Assurance providers and regulators have identified several recurring issues in financial sector Scope 3 reporting. The ECB's 2023 thematic review on climate risk found that most significant institutions could not demonstrate data quality scores for their financed emissions calculations as required by PCAF. Many banks apply a single NACE sector-average emission factor to all borrowers within a sector, ignoring significant variation (a renewable energy developer and a coal power plant operator may share the same NACE code but have emission intensities that differ by orders of magnitude). Double counting between asset classes is another common finding. When a bank holds both equity and debt in the same entity, it must ensure the attribution factors do not result in claiming more than 100% of the investee's emissions. The PCAF Standard addresses this through its attribution methodology, but implementation errors are frequent.

When applying this estimator for a banking entity, begin with your loan book. Segment the portfolio by PCAF asset class, then within each class by sector. For the 20 largest exposures, obtain borrower-reported emissions (check CDP, annual reports, or direct engagement). For remaining exposures, apply PCAF sector-average emission factors matched to NACE codes. Calculate the attribution factor for each exposure using outstanding amount and the borrower's enterprise value or total assets. Sum attributed emissions across the portfolio. For business travel and employee commuting, use corporate travel booking data (distance and mode) for Category 6, and employee survey data or national commuting statistics for Category 7. Document data quality scores per PCAF's five-level scale for every asset class and sector segment.

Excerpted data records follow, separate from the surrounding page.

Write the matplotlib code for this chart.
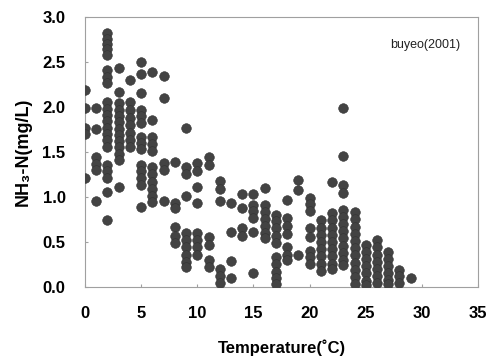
import matplotlib
matplotlib.use("Agg")
import matplotlib.pyplot as plt

plt.rcParams['font.family'] = ['Liberation Sans', 'DejaVu Sans']

# NH3-N readings grouped by water temperature (deg C)
t0 = [2.19, 1.99, 1.77, 1.70, 1.21]
t1 = [1.99, 1.76, 1.44, 1.37, 1.30, 0.95]
t2 = [2.82, 2.76, 2.70, 2.64, 2.58, 2.41, 2.33, 2.27, 2.05, 1.98, 1.91, 1.84,
      1.77, 1.70, 1.63, 1.56, 1.36, 1.29, 1.21, 1.05, 0.74]
t3 = [2.43, 2.17, 2.04, 1.97, 1.90, 1.83, 1.76, 1.69, 1.62, 1.55, 1.48, 1.41, 1.11]
t4 = [2.30, 2.06, 1.97, 1.88, 1.80, 1.71, 1.63, 1.55]
t5 = [2.50, 2.37, 2.16, 1.97, 1.90, 1.82, 1.67, 1.60, 1.53, 1.36, 1.29, 1.21, 1.13, 0.89]
t6 = [2.39, 1.86, 1.67, 1.59, 1.51, 1.33, 1.25, 1.17, 1.09, 1.01, 0.94]
t7 = [2.34, 2.10, 1.38, 1.30, 0.95]
t8 = [1.39, 0.93, 0.88, 0.67, 0.57, 0.49]
t9 = [1.77, 1.33, 1.26, 1.01, 0.60, 0.52, 0.44, 0.36, 0.28, 0.22]
t10 = [1.38, 1.29, 1.11, 0.93, 0.60, 0.52, 0.44, 0.36]
t11 = [1.44, 1.35, 0.55, 0.47, 0.30, 0.22]
t12 = [1.18, 1.09, 0.95, 0.20, 0.12, 0.04]
t13 = [0.93, 0.61, 0.29, 0.10]
t14 = [1.03, 0.88, 0.66, 0.57]
t15 = [1.03, 0.91, 0.84, 0.77, 0.61, 0.16]
t16 = [1.10, 0.91, 0.83, 0.75, 0.68, 0.60, 0.54]
t17 = [0.80, 0.73, 0.65, 0.57, 0.49, 0.33, 0.25, 0.17, 0.10, 0.03]
t18 = [0.97, 0.77, 0.68, 0.59, 0.44, 0.36, 0.30]
t19 = [1.19, 1.08, 0.35]
t20 = [0.99, 0.92, 0.84, 0.65, 0.56, 0.40, 0.33, 0.26]
t21 = [0.74, 0.66, 0.58, 0.50, 0.42, 0.34, 0.26, 0.18]
t22 = [1.17, 0.82, 0.74, 0.66, 0.58, 0.50, 0.42, 0.34, 0.26, 0.20]
t23 = [1.99, 1.46, 1.13, 1.04, 0.86, 0.78, 0.70, 0.62, 0.54, 0.46, 0.38, 0.30, 0.24]
t24 = [0.83, 0.75, 0.67, 0.59, 0.51, 0.43, 0.35, 0.27, 0.19, 0.11, 0.03]
t25 = [0.47, 0.39, 0.31, 0.23, 0.15, 0.07, 0.02]
t26 = [0.52, 0.44, 0.36, 0.28, 0.20, 0.12, 0.04]
t27 = [0.39, 0.31, 0.23, 0.15, 0.08, 0.03]
t28 = [0.19, 0.12, 0.04]
t29 = [0.10]

columns = [t0, t1, t2, t3, t4, t5, t6, t7, t8, t9, t10, t11, t12, t13, t14,
           t15, t16, t17, t18, t19, t20, t21, t22, t23, t24, t25, t26, t27, t28, t29]

temp = []
nh3 = []
for t, vals in enumerate(columns):
    temp += [t] * len(vals)
    nh3 += vals

fig = plt.figure(figsize=(4.97, 3.61), dpi=100)
ax = fig.add_axes([0.171, 0.205, 0.791, 0.748])

ax.scatter(temp, nh3, s=48, color='#434343', edgecolors='#333333', linewidths=0.4, zorder=3)

ax.set_xlim(0, 35)
ax.set_ylim(0, 3.0)
ax.set_xticks(range(0, 36, 5))
ax.set_yticks([0, 0.5, 1.0, 1.5, 2.0, 2.5, 3.0])
ax.set_yticklabels(['0.0', '0.5', '1.0', '1.5', '2.0', '2.5', '3.0'])

for s in ax.spines.values():
    s.set_color('#a0a0a0')
    s.set_linewidth(0.8)

ax.tick_params(direction='in', length=2, color='#a0a0a0', labelsize=12, pad=14)
for lab in ax.get_xticklabels() + ax.get_yticklabels():
    lab.set_fontweight('bold')

ax.set_xlabel('Temperature(˚C)', fontsize=12, fontweight='bold', labelpad=13)
ax.set_ylabel('NH₃-N(mg/L)', fontsize=13, fontweight='bold', labelpad=8)

ax.text(30.3, 2.69, 'buyeo(2001)', fontsize=9, ha='center', va='center', color='#222222')

fig.savefig('out.png', dpi=100)
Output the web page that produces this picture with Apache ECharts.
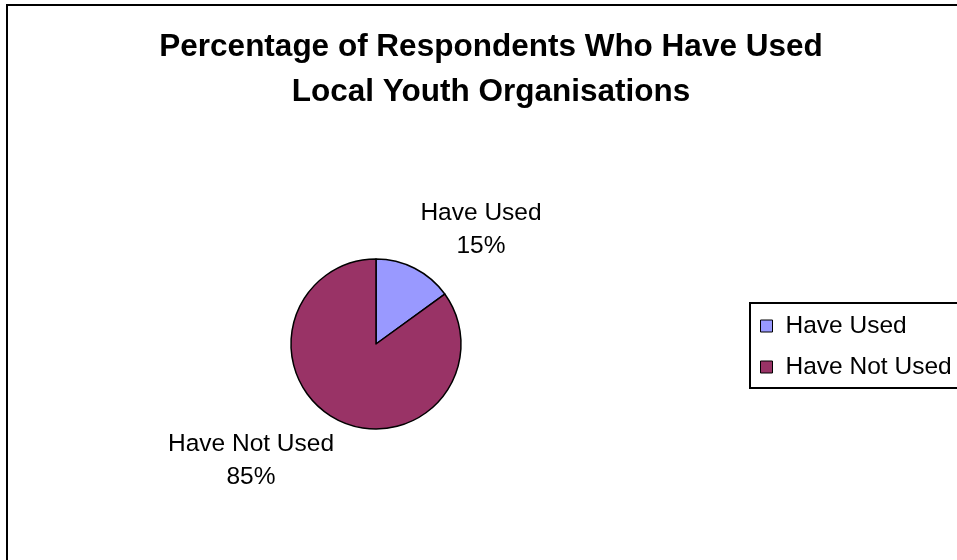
<!DOCTYPE html>
<html>
<head>
<meta charset="utf-8">
<script src="https://cdn.jsdelivr.net/npm/echarts@6/dist/echarts.min.js"></script>
<style>
  html, body { margin: 0; padding: 0; background: #fff; }
  #chart { width: 957px; height: 560px; }
</style>
</head>
<body>
<div id="chart"></div>
<script>
// Survey answers and their share of respondents (%)
const categories = ['Have Used', 'Have Not Used'];
const percentages = [15, 85];
const sliceColors = ['#9999FF', '#993366'];

const FONT = '"Liberation Sans", Arial, sans-serif';

const chart = echarts.init(document.getElementById('chart'), null, { renderer: 'canvas' });

// Label anchor points around the pie, one per slice
const labelAnchors = [
  { x: 481, y: 230 },
  { x: 251, y: 461 }
];

chart.setOption({
  backgroundColor: '#ffffff',
  animation: false,
  title: {
    text: 'Percentage of Respondents Who Have Used\nLocal Youth Organisations',
    left: 486,
    textAlign: 'center',
    top: 20,
    textStyle: {
      fontFamily: FONT,
      fontWeight: 'bold',
      fontSize: 31.5,
      lineHeight: 45,
      color: '#000'
    }
  },
  legend: {
    orient: 'vertical',
    left: 750,
    top: 303,
    data: categories,
    icon: 'rect',
    itemWidth: 12,
    itemHeight: 12,
    itemGap: 15,
    padding: [10, 30, 8, 10],
    borderColor: '#000',
    borderWidth: 2,
    itemStyle: { borderColor: '#000', borderWidth: 1 },
    textStyle: {
      fontFamily: FONT,
      fontSize: 24.5,
      lineHeight: 26,
      color: '#000',
      padding: [0, 0, 0, 8]
    }
  },
  graphic: [{
    type: 'rect',
    silent: true,
    shape: { x: 7, y: 5, width: 1000, height: 600 },
    style: { fill: 'none', stroke: '#000', lineWidth: 2 }
  }],
  series: [{
    type: 'pie',
    center: [376, 344],
    radius: 85,
    startAngle: 90,
    clockwise: true,
    data: categories.map((name, i) => ({
      name,
      value: percentages[i],
      itemStyle: { color: sliceColors[i] }
    })),
    itemStyle: { borderColor: '#000', borderWidth: 1.5 },
    label: {
      show: true,
      position: 'outside',
      formatter: p => p.name + '\n' + p.value + '%',
      fontFamily: FONT,
      fontSize: 24.5,
      lineHeight: 33,
      color: '#000',
      align: 'center'
    },
    labelLine: { show: false },
    labelLayout: p => ({
      x: labelAnchors[p.dataIndex].x,
      y: labelAnchors[p.dataIndex].y,
      align: 'center',
      verticalAlign: 'middle'
    }),
    emphasis: { disabled: true }
  }]
});
</script>
</body>
</html>
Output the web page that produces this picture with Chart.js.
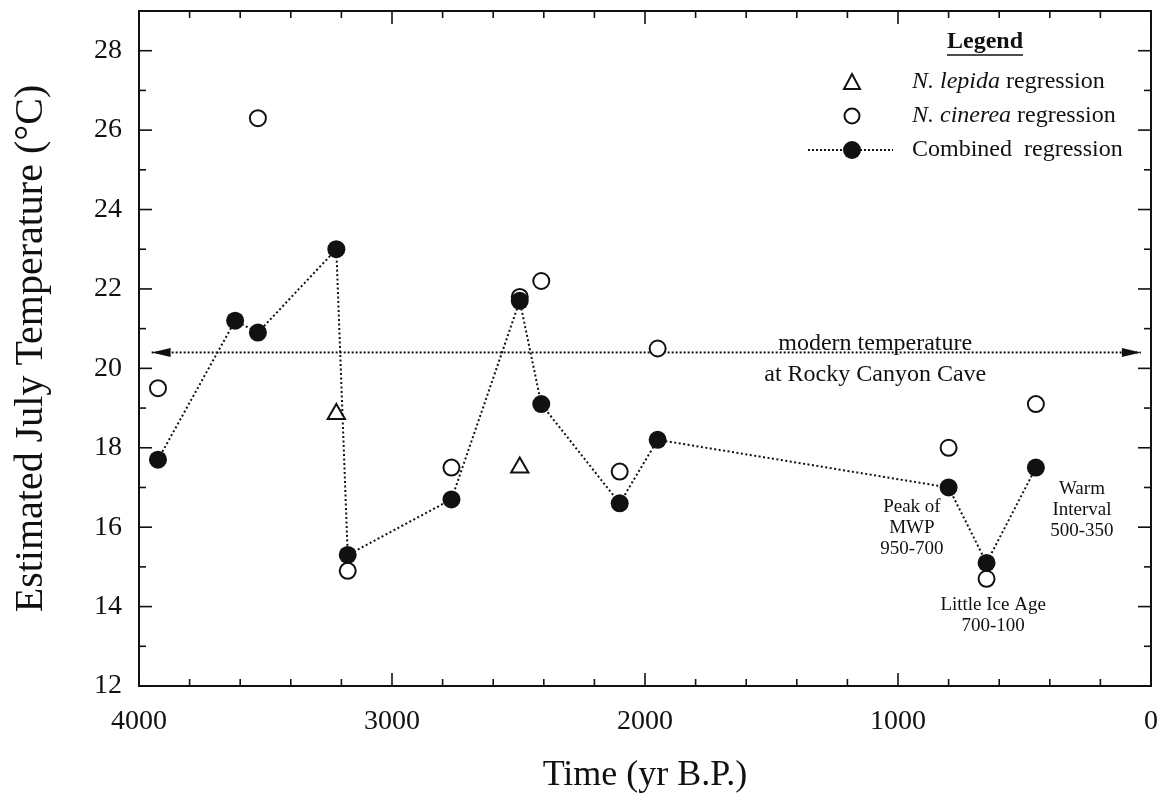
<!DOCTYPE html>
<html><head><meta charset="utf-8">
<script src="https://cdn.jsdelivr.net/npm/chart.js@4.4.1/dist/chart.umd.min.js"></script>
<style>html,body{margin:0;padding:0;background:#fff}#wrap{width:1158px;height:799px}</style>
</head><body><div id="wrap"><canvas id="c" width="1158" height="799"></canvas></div>
<script>
// ---- data ----
const combinedTime = [3925, 3620, 3530, 3220, 3175, 2765, 2495, 2410, 2100, 1950, 800, 650, 455];
const combinedTemp = [17.7, 21.2, 20.9, 23.0, 15.3, 16.7, 21.7, 19.1, 16.6, 18.2, 17.0, 15.1, 17.5];
const cinereaTime = [3925, 3530, 3175, 2765, 2495, 2410, 2100, 1950, 800, 650, 455];
const cinereaTemp = [19.5, 26.3, 14.9, 17.5, 21.8, 22.2, 17.4, 20.5, 18.0, 14.7, 19.1];
const lepidaTime = [3220, 2495];
const lepidaTemp = [18.85, 17.5];
const modernTime = [3950, 40];
const modernTemp = [20.4, 20.4];
const xTickValues = [4000, 3000, 2000, 1000, 0];
const xTickLabels = ['4000', '3000', '2000', '1000', '0'];
const yTickValues = [12, 14, 16, 18, 20, 22, 24, 26, 28];
const yTickLabels = ['12', '14', '16', '18', '20', '22', '24', '26', '28'];
const annotations = [
  {x: 1090, y: 20.4, lines: ['modern temperature', 'at Rocky Canyon Cave'], size: 24, base: 'onLine'},
  {x: 945, y: 16.5, lines: ['Peak of', 'MWP', '950-700'], size: 19},
  {x: 624, y: 14.04, lines: ['Little Ice Age', '700-100'], size: 19},
  {x: 273, y: 16.96, lines: ['Warm', 'Interval', '500-350'], size: 19}
];

const SERIF = "'Liberation Serif', 'Times New Roman', serif";
const INK = '#111';

function pts(xs, ys) { return xs.map((v, i) => ({x: v, y: ys[i]})); }

const decorPlugin = {
  id: 'decor',
  afterDatasetsDraw(chart) {
    const ctx = chart.ctx;
    const meta = chart.getDatasetMeta(3);
    const p0 = meta.data[0], p1 = meta.data[meta.data.length - 1];
    ctx.save();
    ctx.fillStyle = INK;
    const L = 19, H = 4.5;
    ctx.beginPath();
    ctx.moveTo(p0.x, p0.y); ctx.lineTo(p0.x + L, p0.y - H); ctx.lineTo(p0.x + L, p0.y + H); ctx.closePath(); ctx.fill();
    ctx.beginPath();
    ctx.moveTo(p1.x, p1.y); ctx.lineTo(p1.x - L, p1.y - H); ctx.lineTo(p1.x - L, p1.y + H); ctx.closePath(); ctx.fill();
    ctx.restore();
  },
  afterDraw(chart) {
    const {ctx, chartArea: a, scales: {x, y}} = chart;
    ctx.save();
    ctx.strokeStyle = INK;
    ctx.lineWidth = 2;
    ctx.strokeRect(a.left, a.top, a.right - a.left, a.bottom - a.top);
    ctx.lineWidth = 1.6;
    const seg = (x1, y1, x2, y2) => { ctx.beginPath(); ctx.moveTo(x1, y1); ctx.lineTo(x2, y2); ctx.stroke(); };
    for (let v = y.min; v < y.max; v += 1) {
      const len = (v % 2 === 0) ? 13 : 7;
      const py = y.getPixelForValue(v);
      seg(a.left, py, a.left + len, py);
      seg(a.right, py, a.right - len, py);
    }
    for (let v = x.min; v <= x.max; v += 200) {
      const len = (v % 1000 === 0) ? 13 : 7;
      const px = x.getPixelForValue(v);
      seg(px, a.bottom, px, a.bottom - len);
      seg(px, a.top, px, a.top + len);
    }

    ctx.fillStyle = INK;
    ctx.textAlign = 'center';
    annotations.forEach(an => {
      ctx.font = an.size + 'px ' + SERIF;
      const px = x.getPixelForValue(an.x);
      const py = y.getPixelForValue(an.y);
      if (an.base === 'onLine') {
        ctx.textBaseline = 'alphabetic';
        an.lines.forEach((t, i) => ctx.fillText(t, px, py - 2 + i * 31));
      } else {
        ctx.textBaseline = 'middle';
        const lh = an.size * 1.1;
        an.lines.forEach((t, i) => ctx.fillText(t, px, py + i * lh));
      }
    });

    const lx = 852, tx = 912;
    ctx.textAlign = 'center';
    ctx.textBaseline = 'middle';
    ctx.font = 'bold 24px ' + SERIF;
    ctx.fillText('Legend', 985, 42);
    const lw = ctx.measureText('Legend').width;
    ctx.lineWidth = 1.5;
    seg(985 - lw / 2, 55, 985 + lw / 2, 55);
    ctx.lineWidth = 2;
    ctx.beginPath();
    ctx.moveTo(lx, 74); ctx.lineTo(lx + 8, 89); ctx.lineTo(lx - 8, 89); ctx.closePath(); ctx.stroke();
    ctx.beginPath(); ctx.arc(lx, 116, 7.5, 0, Math.PI * 2); ctx.stroke();
    ctx.setLineDash([2, 2]);
    seg(808, 150, 893, 150);
    ctx.setLineDash([]);
    ctx.beginPath(); ctx.arc(lx, 150, 9, 0, Math.PI * 2); ctx.fill();
    ctx.textAlign = 'left';
    const mixed = (it, rest, yy) => {
      ctx.font = 'italic 24px ' + SERIF;
      ctx.fillText(it, tx, yy);
      const w = ctx.measureText(it).width;
      ctx.font = '24px ' + SERIF;
      ctx.fillText(rest, tx + w, yy);
    };
    mixed('N. lepida', ' regression', 82);
    mixed('N. cinerea', ' regression', 116);
    ctx.font = '24px ' + SERIF;
    ctx.fillText('Combined  regression', tx, 150);
    ctx.restore();
  }
};

new Chart(document.getElementById('c'), {
  type: 'scatter',
  data: {
    datasets: [
      {label: 'Combined regression', data: pts(combinedTime, combinedTemp), showLine: true,
       borderColor: INK, borderWidth: 2, borderDash: [2, 2.5], backgroundColor: INK,
       pointStyle: 'circle', pointRadius: 9, pointBorderWidth: 0, pointBackgroundColor: INK, order: 0},
      {label: 'N. cinerea regression', data: pts(cinereaTime, cinereaTemp), showLine: false,
       pointStyle: 'circle', pointRadius: 8, pointBorderWidth: 2, pointBorderColor: INK, pointBackgroundColor: '#fff', order: 1},
      {label: 'N. lepida regression', data: pts(lepidaTime, lepidaTemp), showLine: false,
       pointStyle: 'triangle', pointRadius: 10, pointBorderWidth: 2, pointBorderColor: INK, pointBackgroundColor: '#fff', order: 2},
      {label: 'modern temperature', data: pts(modernTime, modernTemp), showLine: true,
       borderColor: INK, borderWidth: 2, borderDash: [2, 2], pointRadius: 0, order: 3}
    ]
  },
  options: {
    responsive: false,
    animation: false,
    devicePixelRatio: 1,
    layout: {autoPadding: false, padding: {top: 11, right: 7, bottom: 2, left: 0}},
    plugins: {legend: {display: false}, tooltip: {enabled: false}},
    scales: {
      x: {
        type: 'linear', min: 0, max: 4000, reverse: true,
        grid: {display: false, drawTicks: false}, border: {display: false},
        afterBuildTicks: (s) => { s.ticks = xTickValues.map(v => ({value: v})); },
        ticks: {padding: 19, color: INK, font: {family: SERIF, size: 28}, maxRotation: 0,
                callback: (v) => xTickLabels[xTickValues.indexOf(v)]},
        title: {display: true, text: 'Time (yr B.P.)', color: INK, font: {family: SERIF, size: 36}, padding: {top: 0, bottom: 0}},
        afterFit: (s) => { s.height = 111; s.paddingLeft = 0; s.paddingRight = 0; }
      },
      y: {
        type: 'linear', min: 12, max: 29,
        grid: {display: false, drawTicks: false}, border: {display: false},
        afterBuildTicks: (s) => { s.ticks = yTickValues.map(v => ({value: v})); },
        ticks: {padding: 17, color: INK, font: {family: SERIF, size: 28},
                callback: (v) => yTickLabels[yTickValues.indexOf(v)]},
        title: {display: true, text: 'Estimated July Temperature (\u00B0C)', color: INK, font: {family: SERIF, size: 40}, padding: {top: 7, bottom: 0}},
        afterFit: (s) => { s.width = 139; s.paddingTop = 0; s.paddingBottom = 0; }
      }
    }
  },
  plugins: [decorPlugin]
});
</script>
</body></html>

Frequently asked questions: Banking & Finance

Is PCAF the only accepted methodology for financed emissions?
PCAF is the most widely adopted standard and is explicitly referenced by the EBA in its Pillar 3 ESG disclosure requirements. The GHG Protocol Scope 3 Category 15 guidance is more general, but PCAF operationalises it for financial institutions. Some jurisdictions recognise the Poseidon Principles for shipping finance or the Science Based Targets initiative's financial sector guidance, but these build on PCAF rather than replace it. For CSRD reporting, using PCAF aligns with ESRS E1 requirements.
How should a bank handle borrowers that do not report emissions?
PCAF defines a data quality hierarchy from Score 1 (audited borrower emissions) to Score 5 (economic activity-based estimates using revenue and sector-average emission intensity). For borrowers without reported data, apply PCAF sector-average factors based on NACE code and revenue or assets. Document the proportion of your portfolio at each data quality score. The expectation is that Score 5 coverage should decrease year-on-year as borrower engagement programmes yield reported data.
Are asset management activities included in a bank's Category 15?
Yes. If the bank manages assets on behalf of clients (discretionary portfolio management, proprietary fund management), the financed emissions of those managed portfolios fall within Category 15. Pass-through products where the bank acts purely as a platform or custodian without investment discretion may be excluded, but the exclusion must be documented with a clear rationale. Non-discretionary advisory mandates are a grey area; follow the PCAF guidance on managed versus advised assets.
What about sovereign bonds and government lending?
PCAF released its sovereign bond methodology in 2022. It attributes a share of the sovereign's territorial emissions to the bondholder based on the ratio of holding amount to the sovereign's total debt. The data is available from national GHG inventories filed under the UNFCCC. Including sovereign bonds can significantly increase reported financed emissions for banks with large government bond portfolios, so screen for materiality before deciding whether to include them.